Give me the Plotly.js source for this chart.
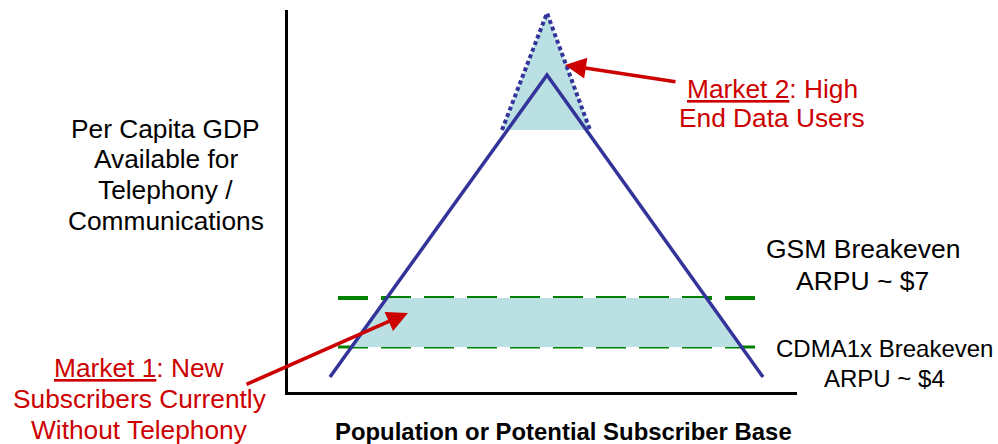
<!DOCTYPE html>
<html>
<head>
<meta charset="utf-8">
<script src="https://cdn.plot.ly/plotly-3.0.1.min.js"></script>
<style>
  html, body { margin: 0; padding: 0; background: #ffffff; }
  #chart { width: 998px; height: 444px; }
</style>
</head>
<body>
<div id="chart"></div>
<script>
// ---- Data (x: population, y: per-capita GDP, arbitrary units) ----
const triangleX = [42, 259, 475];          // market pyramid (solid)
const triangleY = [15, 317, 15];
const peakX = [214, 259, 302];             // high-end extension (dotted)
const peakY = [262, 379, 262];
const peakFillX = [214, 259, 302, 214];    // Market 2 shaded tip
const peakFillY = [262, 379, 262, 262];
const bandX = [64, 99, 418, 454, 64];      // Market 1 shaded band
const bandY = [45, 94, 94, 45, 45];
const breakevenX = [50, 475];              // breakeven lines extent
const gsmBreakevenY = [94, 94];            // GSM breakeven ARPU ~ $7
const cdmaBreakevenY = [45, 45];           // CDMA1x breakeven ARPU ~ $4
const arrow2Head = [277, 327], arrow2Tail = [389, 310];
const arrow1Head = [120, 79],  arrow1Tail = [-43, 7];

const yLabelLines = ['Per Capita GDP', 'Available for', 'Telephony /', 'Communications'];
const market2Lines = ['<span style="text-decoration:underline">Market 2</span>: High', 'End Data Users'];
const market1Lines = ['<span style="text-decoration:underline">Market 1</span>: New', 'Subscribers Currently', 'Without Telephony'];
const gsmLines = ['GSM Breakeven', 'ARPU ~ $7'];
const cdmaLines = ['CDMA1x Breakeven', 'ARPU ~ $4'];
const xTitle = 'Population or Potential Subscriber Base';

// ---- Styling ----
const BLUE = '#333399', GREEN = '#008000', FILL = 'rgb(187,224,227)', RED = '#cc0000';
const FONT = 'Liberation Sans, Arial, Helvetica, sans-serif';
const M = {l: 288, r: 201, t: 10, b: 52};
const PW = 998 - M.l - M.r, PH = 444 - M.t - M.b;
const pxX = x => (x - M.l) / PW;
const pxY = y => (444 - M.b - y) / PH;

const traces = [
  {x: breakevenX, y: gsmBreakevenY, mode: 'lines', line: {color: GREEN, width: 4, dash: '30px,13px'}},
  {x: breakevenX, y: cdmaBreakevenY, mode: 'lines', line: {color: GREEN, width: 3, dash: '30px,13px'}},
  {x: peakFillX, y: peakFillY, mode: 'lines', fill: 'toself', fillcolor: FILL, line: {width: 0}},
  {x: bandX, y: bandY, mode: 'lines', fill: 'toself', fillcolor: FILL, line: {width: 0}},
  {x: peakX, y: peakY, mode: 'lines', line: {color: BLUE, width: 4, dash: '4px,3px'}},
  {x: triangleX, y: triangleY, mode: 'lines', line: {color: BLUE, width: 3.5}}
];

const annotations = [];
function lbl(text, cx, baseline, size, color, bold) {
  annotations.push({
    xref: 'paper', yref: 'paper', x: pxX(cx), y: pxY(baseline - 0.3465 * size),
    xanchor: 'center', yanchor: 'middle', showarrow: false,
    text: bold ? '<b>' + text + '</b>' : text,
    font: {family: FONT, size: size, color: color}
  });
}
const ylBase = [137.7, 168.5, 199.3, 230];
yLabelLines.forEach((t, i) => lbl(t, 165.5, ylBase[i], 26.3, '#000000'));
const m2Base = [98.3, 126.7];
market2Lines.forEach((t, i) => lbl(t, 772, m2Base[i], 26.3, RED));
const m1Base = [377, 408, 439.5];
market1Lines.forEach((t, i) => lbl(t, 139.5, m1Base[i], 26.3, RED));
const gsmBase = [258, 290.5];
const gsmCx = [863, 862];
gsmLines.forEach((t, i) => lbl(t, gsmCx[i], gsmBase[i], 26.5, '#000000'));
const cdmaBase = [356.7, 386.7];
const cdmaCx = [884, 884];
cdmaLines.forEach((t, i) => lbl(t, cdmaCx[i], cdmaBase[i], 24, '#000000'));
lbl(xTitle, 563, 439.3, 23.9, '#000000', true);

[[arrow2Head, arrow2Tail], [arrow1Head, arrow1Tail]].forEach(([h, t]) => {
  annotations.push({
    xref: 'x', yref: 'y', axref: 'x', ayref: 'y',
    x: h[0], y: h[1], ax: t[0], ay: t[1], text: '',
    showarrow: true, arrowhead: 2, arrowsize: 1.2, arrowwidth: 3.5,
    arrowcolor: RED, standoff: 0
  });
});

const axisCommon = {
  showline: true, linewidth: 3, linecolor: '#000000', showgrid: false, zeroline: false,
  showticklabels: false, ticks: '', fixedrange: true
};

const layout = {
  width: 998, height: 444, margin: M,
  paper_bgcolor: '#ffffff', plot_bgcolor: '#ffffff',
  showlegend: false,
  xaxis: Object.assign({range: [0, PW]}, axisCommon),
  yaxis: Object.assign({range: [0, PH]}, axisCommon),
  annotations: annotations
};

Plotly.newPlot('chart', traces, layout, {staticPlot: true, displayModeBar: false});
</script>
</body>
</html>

◆ **TASK INSTRUCTIONS**:
Leave out the pictures and repeat exactly the lines from the start of the material through the line that contains "const xTitle = 'Population", both included.

◆ **TASK SOLUTION**:
Give me the Plotly.js source for this chart.
<!DOCTYPE html>
<html>
<head>
<meta charset="utf-8">
<script src="https://cdn.plot.ly/plotly-3.0.1.min.js"></script>
<style>
  html, body { margin: 0; padding: 0; background: #ffffff; }
  #chart { width: 998px; height: 444px; }
</style>
</head>
<body>
<div id="chart"></div>
<script>
// ---- Data (x: population, y: per-capita GDP, arbitrary units) ----
const triangleX = [42, 259, 475];          // market pyramid (solid)
const triangleY = [15, 317, 15];
const peakX = [214, 259, 302];             // high-end extension (dotted)
const peakY = [262, 379, 262];
const peakFillX = [214, 259, 302, 214];    // Market 2 shaded tip
const peakFillY = [262, 379, 262, 262];
const bandX = [64, 99, 418, 454, 64];      // Market 1 shaded band
const bandY = [45, 94, 94, 45, 45];
const breakevenX = [50, 475];              // breakeven lines extent
const gsmBreakevenY = [94, 94];            // GSM breakeven ARPU ~ $7
const cdmaBreakevenY = [45, 45];           // CDMA1x breakeven ARPU ~ $4
const arrow2Head = [277, 327], arrow2Tail = [389, 310];
const arrow1Head = [120, 79],  arrow1Tail = [-43, 7];

const yLabelLines = ['Per Capita GDP', 'Available for', 'Telephony /', 'Communications'];
const market2Lines = ['<span style="text-decoration:underline">Market 2</span>: High', 'End Data Users'];
const market1Lines = ['<span style="text-decoration:underline">Market 1</span>: New', 'Subscribers Currently', 'Without Telephony'];
const gsmLines = ['GSM Breakeven', 'ARPU ~ $7'];
const cdmaLines = ['CDMA1x Breakeven', 'ARPU ~ $4'];
const xTitle = 'Population or Potential Subscriber Base';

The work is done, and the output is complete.